PAR Class 14, Thu 2019-02-28

W Randolph Franklin, RPI

2019-02-28 00:00

Source

Table of contents::

1 Linux HMM (Heterogeneous Memory Management)
2 Several forms of C++ functions
3 Thrust
- 3.1 Examples

1 Linux HMM (Heterogeneous Memory Management)

2 Several forms of C++ functions

Traditional top level function

auto add(int a, int b) { return a+b;}

You can pass this to a function, really pass a pointer to the function. It doesn't optimize across the call.
Overload operator() in a new class

Each different variable of the class is a different function. The function can use the variable's value. This is a closure.

This is local to the containing block.

This form optimizes well.
Lambda, or anon function.

auto add = [](int a, int b) { return a+b;};

This is local to the containing block.

This form optimizes well.
Placeholder notation.

As an argument in, e.g., transform, you can do this:

transform(..., _1+_2);

This is nice and short.

As this is implemented by overloading the operators, the syntax of the expression is limited to what was overloaded.

3 Thrust

Continue Stanford's parallel course notes.
1. Lecture 8-: Thrust ctd.

3.1 Examples

I rewrote /parallel-class/thrust/examples-1.8/tiled_range.cu into /parallel-class/thrust/rpi/tiled_range2.cu .
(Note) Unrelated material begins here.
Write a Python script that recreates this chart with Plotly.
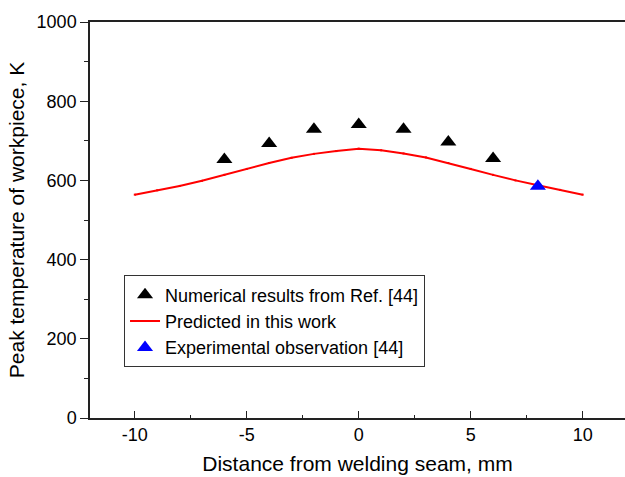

It is now much shorter and much clearer. All the work is done here:

gather(make_transform_iterator(make_counting_iterator(0), _1%N), make_transform_iterator(make_counting_iterator(N*C), _1%N), data.begin(), V.begin());
1. make_counting_iterator(0) returns pointers to the sequence 0, 1, 2, ...
2. _1%N is a function computing modulo N.
3. make_transform_iterator(make_counting_iterator(0), _1%N) returns pointers to the sequence 0%N, 1%N, ...
4. gather populates V. The i-th element of V gets make_transform_iterator...+i element of data, i.e., the i%N-th element of data.
tiled_range3.cu is even shorter. Instead of writing an output vector, it constructs an iterator for a virtual output vector:

auto output=make_permutation_iterator(data, make_transform_iterator(make_counting_iterator(0), _1%N));
1. *(output+i) is *(data+(i%N)).
2. You can get as many tiles as you want by iterating.
3. tiled_range3.cu also constructs an iterator for a virtual input vector (in this case a vector of squares) instead of storing the data:
auto data = make_transform_iterator(make_counting_iterator(0), _1*_1);
tiled_range5.cu shows how to use a lambda instead of the _1 notation:

auto output=make_permutation_iterator(data, make_transform_iterator(make_counting_iterator(0), [](const int i){return i%N;} ));
1. You have to compile with --std c++11 .
2. This can be rewritten thus:
  
  auto f = [](const int i){return i%N;}; auto output = make_permutation_iterator(data, make_transform_iterator(make_counting_iterator(0), f));
3. The shortest lambda is this:
  
  auto f = [](){};
repeated_range2.cu is my improvement on repeated_range.cu:

auto output=make_permutation_iterator(data.begin(), make_transform_iterator(make_counting_iterator(0), _1/3));
1. make_transform_iterator(make_counting_iterator(0), _1/3)) returns pointers to the sequence 0,0,0,1,1,1,2,2,2, ...